Humusvormen en kenmerken

Er komen verschillende humusvormen voor, afhankelijk van de omstandigheden waaronder de humus in het verleden is gevormd in de bodem. De humusvorm is van invloed op de fysische en chemische eigenschappen in de bodem. De meest voorkomende vormen op bouwland zijn mull en moder, welke zijn gevormd onder droge(re) omstandigheden.

Mull

Mull komt vooral voor in klei- en leemgronden (met ≥8% lutum). Het is een homogeen mengsel van organische stof en lutum, met elkaar verbonden tot het klei-humuscomplex en het heeft een hoge structuurstabiliteit. Het ontstaat na omzetting van organische stof door vooral regenwormen en bacteriën. De C/N-verhouding bedraagt ±10. Mull is een typische humusvorm voor chemisch rijkere gronden. Bacteriën zijn de belangrijkste micro-floragroep in deze gronden.

Moder

Moder komt voor in zandgronden, maar ook in zure, voedsel- en lutumarme veengronden. Het ontstaat na omzetting door vooral insecten en kleine bodemdiertjes. Bij de omzetting van de organische stof heeft geen innige menging plaatsgevonden met minerale bestanddelen. Moder is instabieler dan mull. De C/N-verhouding bedraagt 15-18. In de micro-flora overheersen de schimmels.

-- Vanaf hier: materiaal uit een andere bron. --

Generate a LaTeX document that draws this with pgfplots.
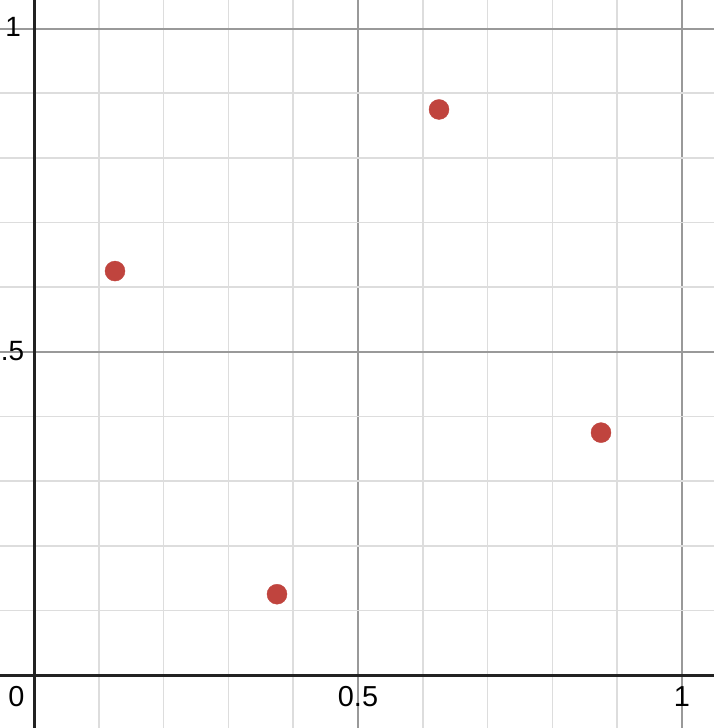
\documentclass[border=0pt]{standalone}
\usepackage{fontspec}
\setmainfont{Liberation Sans}
\usepackage{pgfplots}
\pgfplotsset{compat=1.18}
\definecolor{dred}{HTML}{C0443E}
\definecolor{majg}{HTML}{999999}
\definecolor{ming}{HTML}{DDDDDD}
\definecolor{axk}{HTML}{222222}
\begin{document}
\begin{tikzpicture}
\begin{axis}[
  width=714bp, height=728bp, scale only axis,
  xmin=-0.05247, xmax=1.04938,
  ymin=-0.0820, ymax=1.0444,
  axis lines=middle,
  axis line style={axk, line width=3bp, -},
  xtick={0,0.5,1}, ytick={0,0.5,1},
  minor xtick={0.1,0.2,0.3,0.4,0.6,0.7,0.8,0.9},
  minor ytick={0.1,0.2,0.3,0.4,0.6,0.7,0.8,0.9},
  xticklabels={}, yticklabels={},
  major tick length=0pt, minor tick length=0pt,
  grid=both,
  major grid style={majg, line width=1.7bp},
  minor grid style={ming, line width=1.7bp},
  clip=false,
]
\addplot[only marks, mark=*, mark size=10bp, mark options={draw=dred, fill=dred}] coordinates {
  (0.125,0.625) (0.375,0.125) (0.625,0.875) (0.875,0.375)
};
\node[font=\fontsize{29}{29}\selectfont, inner sep=0pt] at (axis cs:-0.027,-0.034) {0};
\node[font=\fontsize{29}{29}\selectfont, inner sep=0pt] at (axis cs:0.5,-0.034) {0.5};
\node[font=\fontsize{29}{29}\selectfont, inner sep=0pt] at (axis cs:1,-0.034) {1};
\node[font=\fontsize{28}{28}\selectfont, inner sep=0pt, anchor=east] at (axis cs:-0.020,1.002) {1};
\node[font=\fontsize{28}{28}\selectfont, inner sep=0pt, anchor=east] at (axis cs:-0.015,0.501) {0.5};
\end{axis}
\pgfresetboundingbox
\path (current axis.south west) rectangle (current axis.north east);
\end{tikzpicture}
\end{document}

Op zure, arme gronden bestaat een deel van de moder uit amorfe humus. Dit valt gemakkelijk uiteen en vervloeit met water (wordt dispers), waardoor het zich naar diepere lagen kan verplaatsen en daar de ruimte tussen de zandkorrels opvult. Daardoor ontstaat een slechte structuur in de bovengrond (door organische-stofverlies) en een dichte laag in de ondergrond. De C/N-verhouding van disperse humus is hoger en het vermogen om nutriënten vast te houden kleiner.

Veen en anmoor

Veenvorming treedt op onder water. De afbraak van organische stof verloopt hier zeer langzaam, waardoor er in veen nog veel herkenbare plantenresten aanwezig zijn. Na ontwatering en in cultuur nemen van de veengrond, verandert het veen van aard en ontstaan in de bovengrond humustypen die een overgang vormen naar moder, mull en soms anmoor.

Anmoor wordt onder zeer natte omstandigheden gevormd en ontstaat in moerassige gebieden, waar nog net geen veenvorming is opgetreden. Het is een instabiele humusvorm, die zowel op zand- als kleigronden kan voorkomen. Vooral bij ontwatering en gebruik als bouwland treedt sterk structuurverval op. De humus vervloeit dan en verdwijnt door scheuren naar de ondergrond. Anmoor komt voor op klei-graslanden op de rand van het veengebied.

C/N-verhouding en kwaliteit humus

De C/N-verhouding van de organische stof in de bodem geeft een aanwijzing over de kwaliteit van de humus. In een goede grond met stabiele organische stof bedraagt de C/N-verhouding ongeveer 10. Wanneer in de grond een minder gunstige humificatie optreedt, kan de C/N-verhouding oplopen tot 15-25 of zelfs hoger.